_GIVEN PROBLEM_
Leave out all pictures. Return exactly the lines from the top of the material through the line containing "const yTicks = [0, 200, 400, 600, 800, 1000, 1200];".

_SOURCE EXCERPT_
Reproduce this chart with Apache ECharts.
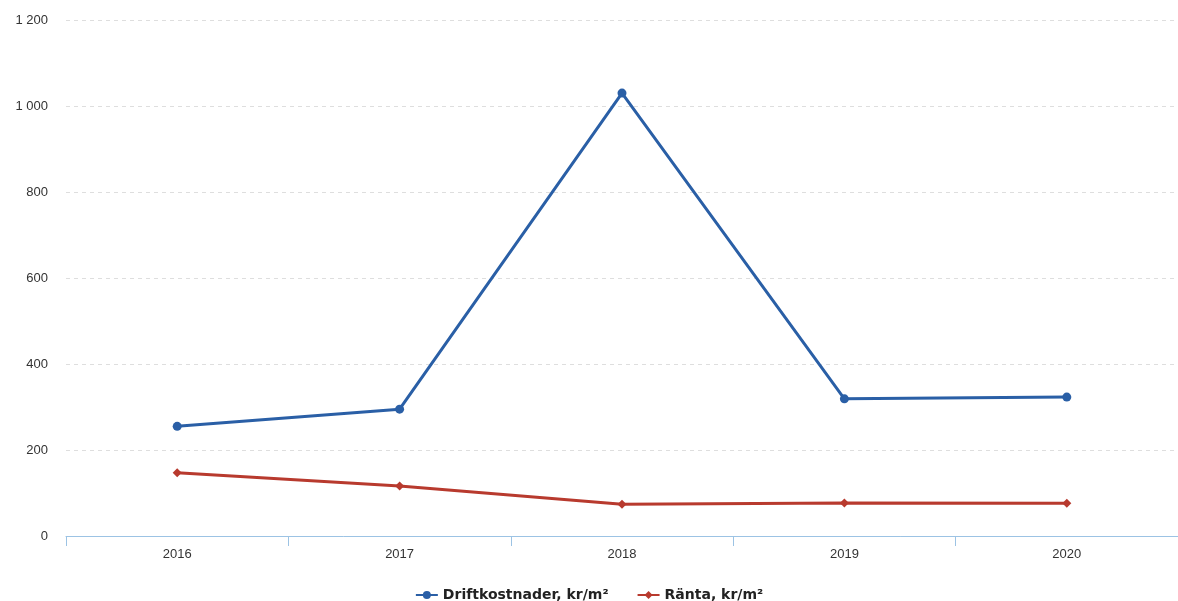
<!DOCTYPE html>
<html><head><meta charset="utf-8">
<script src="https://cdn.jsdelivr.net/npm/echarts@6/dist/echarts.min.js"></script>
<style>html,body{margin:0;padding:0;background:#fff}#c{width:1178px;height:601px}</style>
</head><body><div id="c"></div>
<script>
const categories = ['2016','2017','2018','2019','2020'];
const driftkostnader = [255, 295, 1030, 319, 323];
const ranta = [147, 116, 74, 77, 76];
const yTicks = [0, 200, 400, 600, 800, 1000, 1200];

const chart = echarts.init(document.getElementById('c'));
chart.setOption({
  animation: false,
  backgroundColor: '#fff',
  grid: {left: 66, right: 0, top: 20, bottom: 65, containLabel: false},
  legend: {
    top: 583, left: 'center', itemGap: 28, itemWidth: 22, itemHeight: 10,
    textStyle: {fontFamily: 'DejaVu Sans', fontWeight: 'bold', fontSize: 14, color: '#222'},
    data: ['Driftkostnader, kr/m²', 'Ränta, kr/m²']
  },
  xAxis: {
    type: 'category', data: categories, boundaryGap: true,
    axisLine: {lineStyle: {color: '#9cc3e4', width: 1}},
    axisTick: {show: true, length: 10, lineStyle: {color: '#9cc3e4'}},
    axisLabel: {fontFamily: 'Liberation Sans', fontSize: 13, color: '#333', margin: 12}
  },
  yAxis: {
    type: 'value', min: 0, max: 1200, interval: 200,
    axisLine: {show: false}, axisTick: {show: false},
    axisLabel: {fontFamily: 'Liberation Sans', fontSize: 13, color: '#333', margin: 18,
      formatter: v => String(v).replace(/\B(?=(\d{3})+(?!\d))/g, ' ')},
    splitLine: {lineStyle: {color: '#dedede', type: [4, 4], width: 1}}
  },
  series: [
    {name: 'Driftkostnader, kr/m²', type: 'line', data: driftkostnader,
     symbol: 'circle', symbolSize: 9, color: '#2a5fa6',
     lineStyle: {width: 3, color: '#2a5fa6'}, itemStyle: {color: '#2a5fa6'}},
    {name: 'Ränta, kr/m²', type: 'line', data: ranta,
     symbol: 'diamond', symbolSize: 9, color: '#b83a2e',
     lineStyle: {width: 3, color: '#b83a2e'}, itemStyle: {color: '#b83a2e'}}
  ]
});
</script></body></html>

_COMPLETE RESPONSE_
Reproduce this chart with Apache ECharts.
<!DOCTYPE html>
<html><head><meta charset="utf-8">
<script src="https://cdn.jsdelivr.net/npm/echarts@6/dist/echarts.min.js"></script>
<style>html,body{margin:0;padding:0;background:#fff}#c{width:1178px;height:601px}</style>
</head><body><div id="c"></div>
<script>
const categories = ['2016','2017','2018','2019','2020'];
const driftkostnader = [255, 295, 1030, 319, 323];
const ranta = [147, 116, 74, 77, 76];
const yTicks = [0, 200, 400, 600, 800, 1000, 1200];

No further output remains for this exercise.